Oversight is another area that needs attention.
“The review and complaints functions of the Information Commissioner have been significantly under-resourced, leading to large backlogs and weak accountability for poor decision-making by agencies. There is also a need for clearer guidance and stronger consequences where exemptions are applied incorrectly or excessively, so that the pro-disclosure intent of the Act is properly upheld in practice.”
At the same time, Appleby recognises that reform should also consider how to better support agencies in managing requests that are genuinely unreasonable or abusive.
“Any modern FOI framework needs to balance accessibility with practical tools for agencies to deal with illegitimate requests, while ensuring that legitimate public interest scrutiny is not discouraged.”
Ultimately, a healthy democracy depends upon transparency and accountability. Whether this is through parliamentary debate, media, or public access to information that is not genuinely protected for national security reasons.
The people most affected by the amendments would be journalists, politicians – particularly independents and those from minor parties – researchers, civil society organisations and ordinary members of the public who rely on FOI to investigate issues of public importance, Appleby points out.

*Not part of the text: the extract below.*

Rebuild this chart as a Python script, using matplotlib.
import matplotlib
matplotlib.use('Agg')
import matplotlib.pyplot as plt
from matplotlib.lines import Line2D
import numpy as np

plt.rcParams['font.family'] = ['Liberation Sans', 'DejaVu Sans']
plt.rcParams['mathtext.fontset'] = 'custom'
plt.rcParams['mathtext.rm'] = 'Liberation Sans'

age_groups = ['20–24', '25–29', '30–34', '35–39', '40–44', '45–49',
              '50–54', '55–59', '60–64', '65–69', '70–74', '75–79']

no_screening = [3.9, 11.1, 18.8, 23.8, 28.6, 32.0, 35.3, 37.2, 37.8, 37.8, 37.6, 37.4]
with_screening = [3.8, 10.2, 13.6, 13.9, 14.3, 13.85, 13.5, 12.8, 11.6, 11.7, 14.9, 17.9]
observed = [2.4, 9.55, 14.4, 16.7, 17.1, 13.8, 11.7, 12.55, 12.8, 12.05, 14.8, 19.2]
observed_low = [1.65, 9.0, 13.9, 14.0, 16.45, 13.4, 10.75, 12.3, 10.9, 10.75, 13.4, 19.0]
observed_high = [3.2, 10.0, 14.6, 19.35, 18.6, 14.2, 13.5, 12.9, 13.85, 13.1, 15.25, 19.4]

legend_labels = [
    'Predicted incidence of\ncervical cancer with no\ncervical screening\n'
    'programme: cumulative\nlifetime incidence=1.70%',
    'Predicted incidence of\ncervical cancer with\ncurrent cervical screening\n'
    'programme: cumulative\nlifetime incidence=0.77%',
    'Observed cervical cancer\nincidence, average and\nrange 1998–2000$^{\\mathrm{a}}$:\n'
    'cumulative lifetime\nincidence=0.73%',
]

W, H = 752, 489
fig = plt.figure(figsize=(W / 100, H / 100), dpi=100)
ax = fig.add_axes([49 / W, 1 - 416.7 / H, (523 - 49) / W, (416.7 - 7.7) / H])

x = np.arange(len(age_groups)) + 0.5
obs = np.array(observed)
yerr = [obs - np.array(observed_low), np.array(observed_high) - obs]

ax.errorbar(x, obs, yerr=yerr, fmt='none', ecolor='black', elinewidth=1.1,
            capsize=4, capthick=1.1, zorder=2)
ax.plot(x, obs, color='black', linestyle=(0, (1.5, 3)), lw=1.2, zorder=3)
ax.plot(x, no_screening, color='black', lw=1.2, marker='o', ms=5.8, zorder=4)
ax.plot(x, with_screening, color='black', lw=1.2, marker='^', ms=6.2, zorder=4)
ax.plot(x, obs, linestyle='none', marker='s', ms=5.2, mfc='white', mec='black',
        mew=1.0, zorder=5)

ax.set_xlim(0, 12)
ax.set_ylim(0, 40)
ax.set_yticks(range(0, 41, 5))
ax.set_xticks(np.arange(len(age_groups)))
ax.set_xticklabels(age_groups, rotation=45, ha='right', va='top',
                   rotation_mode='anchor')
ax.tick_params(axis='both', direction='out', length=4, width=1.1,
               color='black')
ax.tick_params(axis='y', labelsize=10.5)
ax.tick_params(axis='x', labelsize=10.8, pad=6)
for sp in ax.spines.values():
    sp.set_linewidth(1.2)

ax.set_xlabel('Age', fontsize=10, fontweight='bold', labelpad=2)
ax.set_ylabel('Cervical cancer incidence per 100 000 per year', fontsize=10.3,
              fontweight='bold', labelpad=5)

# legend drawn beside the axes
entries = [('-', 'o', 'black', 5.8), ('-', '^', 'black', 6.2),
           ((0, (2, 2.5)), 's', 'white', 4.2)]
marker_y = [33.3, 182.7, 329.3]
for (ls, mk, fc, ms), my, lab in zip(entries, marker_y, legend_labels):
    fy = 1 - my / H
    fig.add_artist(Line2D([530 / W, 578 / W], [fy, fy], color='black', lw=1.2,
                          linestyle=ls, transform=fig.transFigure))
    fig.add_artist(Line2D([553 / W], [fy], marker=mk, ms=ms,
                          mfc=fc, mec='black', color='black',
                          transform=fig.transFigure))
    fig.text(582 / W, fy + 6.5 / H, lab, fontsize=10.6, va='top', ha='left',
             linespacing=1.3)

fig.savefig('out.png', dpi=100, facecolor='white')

“Barriers to access tend to have the greatest impact on those with the least resources, meaning that public interest scrutiny becomes harder while well-resourced actors are better able to navigate the system.”
Where requests are denied, request makers have avenues to challenge the refusal.
Appleby says, “A number of avenues are provided under the legislation. These include an internal review – within the government agency – and then there is external merits review, initially by the Office of the Australian Information Commissioner, and then it can also be taken to the Administrative Review Tribunal. Finally, there is the possibility of judicial review in the Federal court, limited to questions of law.”
Ultimately, says Appleby, the structural nature of these reforms underscores why the Centre for Public Integrity, and others, have called for an independent, comprehensive review of the FOI regime, “to go beyond tinkering around the edges, to consider redesigning systems that are fit for purpose for a modern, information-rich democracy.”